3 Responses to “British Case Study: Second Police Infitrator Revealed”

  1. cigar guy said

    It seems to me that the looser the basis for unity of an organization, the greater risk for infiltration. The anti-war (Iraq) coalitions were so broad based that there was little focus. Almost every group had its own demands. Most of the coalition orgs. were united around their own single issue. Not only can this lead to a lack of focus/direction of a demonstration, but also make it easier for provocateurs to cause desention within a demo.
    Not that a strong, disciplined, communist organization is immune to infiltration. The RU was compromised at its center in the early days, which led to the infiltrator testifying before Senate hearings. But we learn from that. Recruitment is done more carefully. In mass organizations this is more difficult, but in communist organizations, more time can be spent both developing individuals and assessing them. All that being said, the guiding principle is to rely on the masses. We must rely on the masses, but not with blinders on. As a movement grows among the masses, the possibility also grows that more agents will attempt to infiltrate, that contradictions will lead some comrades to turn their backs on the movement, on revolution, on the masses. This is an example that everyone and everything is in flux. We must know this, but not let it slow us or diminish our resolve to make revolution.
    Every infiltrator, agent provocateur, and turncoat must be exposed to the masses as the pigs that they are. And every effort must be made to prevent infiltration to the degree possible. The best way to do this is to conduct good, honest, communist work among the masses and wage comradely two-line struggle both internally and externally.

  2. Nil said

    A somewhat more unusual under-cover infiltration operation in the UK: The infiltrator ends up tipping off the infiltrated, quitting his job, and leaving the country.

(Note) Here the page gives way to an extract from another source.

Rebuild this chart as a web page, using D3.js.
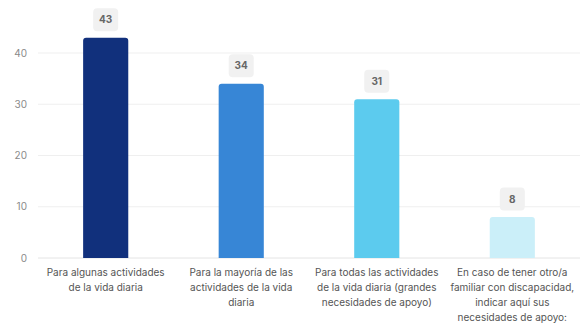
<!DOCTYPE html>
<html>
<head>
<meta charset="utf-8">
<script src="https://cdn.jsdelivr.net/npm/d3@7"></script>
<style>
  html, body { margin: 0; padding: 0; background: #ffffff; }
  svg { display: block; font-family: Inter, "Noto Sans", sans-serif; }
</style>
</head>
<body>
<svg id="chart" width="580" height="327"></svg>
<script>
// Support needs per category
const categories = [
  ["Para algunas actividades", "de la vida diaria"],
  ["Para la mayoría de las", "actividades de la vida", "diaria"],
  ["Para todas las actividades", "de la vida diaria (grandes", "necesidades de apoyo)"],
  ["En caso de tener otro/a", "familiar con discapacidad,", "indicar aquí sus", "necesidades de apoyo:"]
];
const values = [43, 34, 31, 8];
const barColors = ["#11307c", "#3786d6", "#5ccbee", "#cbeff9"];
const yTicks = [0, 10, 20, 30, 40];

const svg = d3.select("#chart");
const margin = { left: 38, right: 0 };
const width = 580;

const x = d3.scaleBand()
  .domain(d3.range(values.length))
  .range([margin.left, width - margin.right])
  .paddingInner(0.667)
  .paddingOuter(0.333);

const y = d3.scaleLinear().domain([0, 40]).range([258, 53]);

// Horizontal gridlines
svg.append("g").selectAll("line")
  .data(yTicks)
  .join("line")
  .attr("x1", margin.left)
  .attr("x2", width)
  .attr("y1", d => y(d))
  .attr("y2", d => y(d))
  .attr("stroke", d => d === 0 ? "#e4e4e4" : "#efefef")
  .attr("stroke-width", 1);

// Y tick labels
svg.append("g").selectAll("text")
  .data(yTicks)
  .join("text")
  .attr("x", 27)
  .attr("y", d => y(d))
  .attr("dy", "0.35em")
  .attr("text-anchor", "end")
  .attr("font-size", 10)
  .attr("fill", "#8a8a8a")
  .text(d => d);

// Bars with slightly rounded tops
const r = 3;
svg.append("g").selectAll("path")
  .data(values)
  .join("path")
  .attr("fill", (d, i) => barColors[i])
  .attr("d", (d, i) => {
    const x0 = x(i), w = x.bandwidth(), top = y(d), bottom = y(0);
    return `M${x0},${bottom}V${top + r}Q${x0},${top} ${x0 + r},${top}` +
           `H${x0 + w - r}Q${x0 + w},${top} ${x0 + w},${top + r}V${bottom}Z`;
  });

// Value badges above bars
const badge = svg.append("g").selectAll("g")
  .data(values)
  .join("g")
  .attr("transform", (d, i) => `translate(${x(i) + x.bandwidth() / 2},${y(d) - 18})`);

badge.append("rect")
  .attr("x", -12.5)
  .attr("y", -11.5)
  .attr("width", 25)
  .attr("height", 23)
  .attr("rx", 4)
  .attr("fill", "#f1f1f1");

badge.append("text")
  .attr("text-anchor", "middle")
  .attr("dy", "0.35em")
  .attr("font-size", 10)
  .attr("font-weight", 700)
  .attr("fill", "#666666")
  .text(d => d);

// Category labels
const labels = svg.append("g").selectAll("text")
  .data(categories)
  .join("text")
  .attr("x", (d, i) => x(i) + x.bandwidth() / 2)
  .attr("y", 276)
  .attr("text-anchor", "middle")
  .attr("font-size", 10)
  .attr("fill", "#555555");

labels.selectAll("tspan")
  .data(d => d)
  .join("tspan")
  .attr("x", function () { return d3.select(this.parentNode).attr("x"); })
  .attr("dy", (d, i) => i === 0 ? 0 : 15)
  .text(d => d);
</script>
</body>
</html>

    http://www.telegraph.co.uk/news/uknews/crime/8249734/Trial-against-environmental-activists-dropped-after-undercover-Met-police-officer-switches-sides.html

  3. As you identify, a mass movement is rife with infiltration opportunity, for this reason a movement must be fun enough, and viable enough, to convert the infiltrator and the uniforms. It is also the reason a movement should be, from the start, robustly immune to infiltration by not having secrets, not having leaders, and not doing violence. I am sure there are other methods equally resistant to outside power.
    I have commented in more detail @ http://kasamaproject.org/2011/01/13/minneapolis-more-on-the-fbi-infiltrator/#comment-46295 , in reference to the validity of inhibition against ongoing discussion of infiltration, yet the need to discuss it as a basis for a commonly understood rational for important praxis considerations.
    The degree to which one runs a security culture or deep affinity based organization, is the degree to which it couldn’t grow to be a mass movement anyway.
    Powerful ideas are immune to the static of such petty interference, powerful actions, less so.
    Universal democracy looks like opportunity for infiltration, but it requires the transparency that makes infiltration irrelevant.